* START *
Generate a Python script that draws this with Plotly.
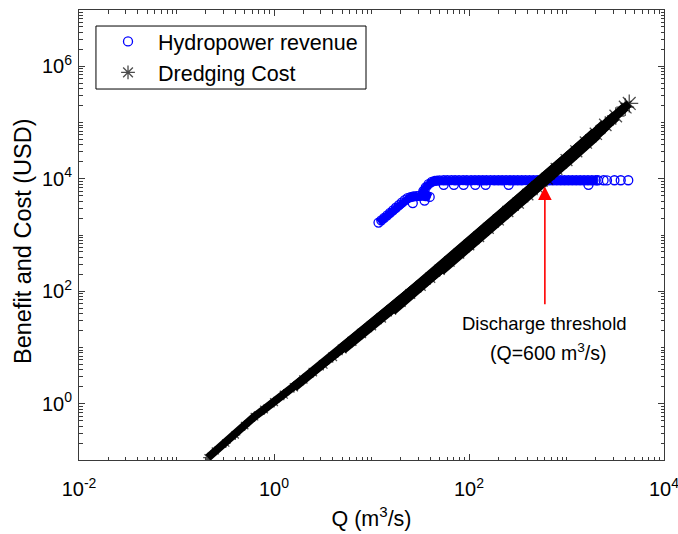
import math
import numpy as np
import plotly.graph_objects as go

# ---- Dredging cost against discharge ----
dredge_q = [0.21, 0.25, 0.32, 0.4, 0.5, 0.63, 0.79, 1.0, 1.26, 1.6, 2.0, 2.5, 3.2, 4.0,
            5.0, 6.3, 7.9, 10, 12.6, 16, 20, 25, 32, 40, 50, 63, 79, 100, 126, 158, 200,
            250, 320, 400, 500, 630, 790, 1000, 1260, 1580, 2000, 2500, 3200, 4000, 4400]
dredge_cost = [0.11, 0.145, 0.20, 0.28, 0.41, 0.59, 0.79, 1.07, 1.45, 1.97, 2.7, 3.66,
               5.0, 6.85, 9.4, 12.9, 17.7, 24.4, 33.7, 46.6, 64.6, 89.6, 125, 174, 242,
               338, 473, 664, 932, 1310, 1850, 2610, 3690, 5240, 7080, 10000, 15000,
               21500, 30700, 44000, 63000, 90700, 130500, 188000, 218000]

# ---- Hydropower revenue against discharge (main band) ----
hydro_q = [11.8, 12.6, 13.5, 14.5, 15.5, 16.6, 17.8, 19.1, 20.4, 21.9, 23.4, 25.1, 26.9,
           28.8, 30.9, 33.1, 36.0, 39.5, 34.0, 36.0, 38.5, 41.5, 44.5,
           47, 50, 55, 60, 66, 72, 79, 87, 95, 105, 115, 126, 138, 151, 166, 182, 200,
           219, 240, 263, 288, 316, 347, 380, 417, 457, 501, 550, 603, 661, 724, 794,
           871, 955, 1047, 1148, 1259, 1380, 1514, 1660, 1820, 1995, 2100]
hydro_rev = [1660, 1820, 2020, 2240, 2480, 2750, 3050, 3390, 3760, 4170, 4520, 4730, 4840,
             4900, 4950, 5010, 4900, 4750, 6000, 7000, 8000, 8800, 9200,
             9250, 9350, 9400, 9400, 9450, 9400, 9400, 9450, 9400, 9400, 9450, 9400, 9400,
             9400, 9450, 9400, 9400, 9400, 9450, 9400, 9400, 9400, 9400, 9450, 9400, 9400,
             9400, 9400, 9400, 9400, 9400, 9400, 9400, 9400, 9400, 9400, 9400, 9400, 9400,
             9400, 9400, 9400, 9400]

# sparse high-flow records
hydro_tail_q = [2400, 2600, 3100, 3600, 4300]
hydro_tail_rev = [9400, 9350, 9400, 9400, 9400]

# records lying just below the band
hydro_low_q = [26.5, 35.0, 55, 70, 88, 116, 148, 255, 1680]
hydro_low_rev = [3700, 4100, 7800, 7800, 7800, 7800, 7800, 7800, 7800]

# discharge threshold where cost overtakes revenue
threshold_q = 600

# labelled decades on each axis
x_tick_vals = [1e-2, 1e0, 1e2, 1e4]
x_tick_text = ["10<sup>-2</sup>", "10<sup>0</sup>", "10<sup>2</sup>", "10<sup>4</sup>"]
y_tick_vals = [1e0, 1e2, 1e4, 1e6]
y_tick_text = ["10<sup>0</sup>", "10<sup>2</sup>", "10<sup>4</sup>", "10<sup>6</sup>"]

FONT = "Liberation Sans, Arial, Helvetica, sans-serif"
AXIS_COLOR = "#3a3a3a"


def minor_ticks(lo_exp, hi_exp, major):
    vals = []
    for e in range(lo_exp, hi_exp + 1):
        for m in range(1, 10):
            v = m * 10.0 ** e
            if all(abs(math.log10(v) - math.log10(t)) > 1e-9 for t in major):
                vals.append(v)
    return vals


fig = go.Figure()

all_hq = hydro_q + hydro_tail_q + hydro_low_q
all_hr = hydro_rev + hydro_tail_rev + hydro_low_rev

# solid core of the dense revenue band
fig.add_trace(go.Scatter(
    x=hydro_q, y=hydro_rev, mode="lines",
    line=dict(color="#0000ff", width=8), showlegend=False, hoverinfo="skip"))
fig.add_trace(go.Scatter(
    x=all_hq, y=all_hr, mode="markers", name="Hydropower revenue",
    marker=dict(symbol="circle-open", size=9, color="#0000ff",
                line=dict(color="#0000ff", width=1.3))))

# solid core of the dredging cost band: the scatter widens at higher discharge
core_layers = [(0, None, 8), (9, -1, 9.5), (14, -2, 11), (19, -3, 12), (24, -4, 13)]
for start, stop, width in core_layers:
    fig.add_trace(go.Scatter(
        x=dredge_q[start:stop], y=dredge_cost[start:stop], mode="lines",
        line=dict(color="black", width=width), showlegend=False, hoverinfo="skip"))
n = len(dredge_q)
fig.add_trace(go.Scatter(
    x=dredge_q, y=dredge_cost, mode="markers", name="Dredging Cost",
    marker=dict(symbol="asterisk-open", size=list(np.linspace(8, 15, n)), color="black",
                line=dict(color="black", width=1.3))))

# arrow marking the discharge threshold
lx = math.log10(threshold_q)
fig.add_annotation(
    x=lx, y=math.log10(7300), ax=lx, ay=math.log10(55),
    xref="x", yref="y", axref="x", ayref="y",
    showarrow=True, arrowhead=2, arrowsize=1.7, arrowwidth=1.6,
    arrowcolor="#ff0000", text="", standoff=0)
fig.add_annotation(
    x=lx, y=0.304, xref="x", yref="paper", showarrow=False,
    text="Discharge threshold", font=dict(size=18.5, color="black", family=FONT),
    xanchor="center", yanchor="middle")
fig.add_annotation(
    x=lx, y=0.240, xref="x", yref="paper", showarrow=False, xshift=4,
    text=f"(Q={threshold_q} m<sup>3</sup>/s)", font=dict(size=19.5, color="black", family=FONT),
    xanchor="center", yanchor="middle")

# y-axis title
fig.add_annotation(
    x=-0.0957, y=0.4867, xref="paper", yref="paper", showarrow=False,
    text="Benefit and Cost (USD)", textangle=-90,
    font=dict(size=23.5, color="black", family=FONT),
    xanchor="center", yanchor="middle")

# frame around the legend
fig.add_shape(type="rect", xref="paper", yref="paper",
              x0=0.029, x1=0.4906, y0=0.8244, y1=0.9644,
              line=dict(color="black", width=1), fillcolor="rgba(0,0,0,0)", layer="above")

axis_common = dict(
    type="log", showgrid=False, zeroline=False, automargin=False,
    showline=True, linecolor=AXIS_COLOR, linewidth=1, mirror="ticks",
    ticks="inside", ticklen=6, tickwidth=1, tickcolor=AXIS_COLOR,
    tickmode="array", tickfont=dict(size=20, color="black", family=FONT),
    ticklabeloverflow="allow",
)

fig.update_xaxes(
    **axis_common, range=[-2, 4], tickvals=x_tick_vals, ticktext=x_tick_text,
    ticklabelstandoff=11,
    minor=dict(tickmode="array", tickvals=minor_ticks(-2, 3, x_tick_vals),
               ticks="inside", ticklen=3.5, tickcolor=AXIS_COLOR, tickwidth=1),
    title=dict(text="Q (m<sup>3</sup>/s)", font=dict(size=21.5, color="black", family=FONT),
               standoff=11),
)
fig.update_yaxes(
    **axis_common, range=[-1, 7], tickvals=y_tick_vals, ticktext=y_tick_text,
    ticklabelstandoff=2,
    minor=dict(tickmode="array", tickvals=minor_ticks(-1, 6, y_tick_vals),
               ticks="inside", ticklen=3.5, tickcolor=AXIS_COLOR, tickwidth=1),
)

fig.update_layout(
    width=678, height=534,
    margin=dict(l=79, r=14, t=10, b=74),
    paper_bgcolor="white", plot_bgcolor="white",
    font=dict(family=FONT, color="black"),
    showlegend=True,
    legend=dict(x=0.0325, y=0.9756, xanchor="left", yanchor="top",
                borderwidth=0, bgcolor="rgba(0,0,0,0)",
                font=dict(size=21.5, color="black", family=FONT),
                itemwidth=50, tracegroupgap=0),
)

fig.write_html("out.html")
* END *
__What the task requires__:
Everything from the first line of the listing above through the line that contains "threshold_q = 600" is to be restated word for word, minus the pictures.

__Task response__:
Generate a Python script that draws this with Plotly.
import math
import numpy as np
import plotly.graph_objects as go

# ---- Dredging cost against discharge ----
dredge_q = [0.21, 0.25, 0.32, 0.4, 0.5, 0.63, 0.79, 1.0, 1.26, 1.6, 2.0, 2.5, 3.2, 4.0,
            5.0, 6.3, 7.9, 10, 12.6, 16, 20, 25, 32, 40, 50, 63, 79, 100, 126, 158, 200,
            250, 320, 400, 500, 630, 790, 1000, 1260, 1580, 2000, 2500, 3200, 4000, 4400]
dredge_cost = [0.11, 0.145, 0.20, 0.28, 0.41, 0.59, 0.79, 1.07, 1.45, 1.97, 2.7, 3.66,
               5.0, 6.85, 9.4, 12.9, 17.7, 24.4, 33.7, 46.6, 64.6, 89.6, 125, 174, 242,
               338, 473, 664, 932, 1310, 1850, 2610, 3690, 5240, 7080, 10000, 15000,
               21500, 30700, 44000, 63000, 90700, 130500, 188000, 218000]

# ---- Hydropower revenue against discharge (main band) ----
hydro_q = [11.8, 12.6, 13.5, 14.5, 15.5, 16.6, 17.8, 19.1, 20.4, 21.9, 23.4, 25.1, 26.9,
           28.8, 30.9, 33.1, 36.0, 39.5, 34.0, 36.0, 38.5, 41.5, 44.5,
           47, 50, 55, 60, 66, 72, 79, 87, 95, 105, 115, 126, 138, 151, 166, 182, 200,
           219, 240, 263, 288, 316, 347, 380, 417, 457, 501, 550, 603, 661, 724, 794,
           871, 955, 1047, 1148, 1259, 1380, 1514, 1660, 1820, 1995, 2100]
hydro_rev = [1660, 1820, 2020, 2240, 2480, 2750, 3050, 3390, 3760, 4170, 4520, 4730, 4840,
             4900, 4950, 5010, 4900, 4750, 6000, 7000, 8000, 8800, 9200,
             9250, 9350, 9400, 9400, 9450, 9400, 9400, 9450, 9400, 9400, 9450, 9400, 9400,
             9400, 9450, 9400, 9400, 9400, 9450, 9400, 9400, 9400, 9400, 9450, 9400, 9400,
             9400, 9400, 9400, 9400, 9400, 9400, 9400, 9400, 9400, 9400, 9400, 9400, 9400,
             9400, 9400, 9400, 9400]

# sparse high-flow records
hydro_tail_q = [2400, 2600, 3100, 3600, 4300]
hydro_tail_rev = [9400, 9350, 9400, 9400, 9400]

# records lying just below the band
hydro_low_q = [26.5, 35.0, 55, 70, 88, 116, 148, 255, 1680]
hydro_low_rev = [3700, 4100, 7800, 7800, 7800, 7800, 7800, 7800, 7800]

# discharge threshold where cost overtakes revenue
threshold_q = 600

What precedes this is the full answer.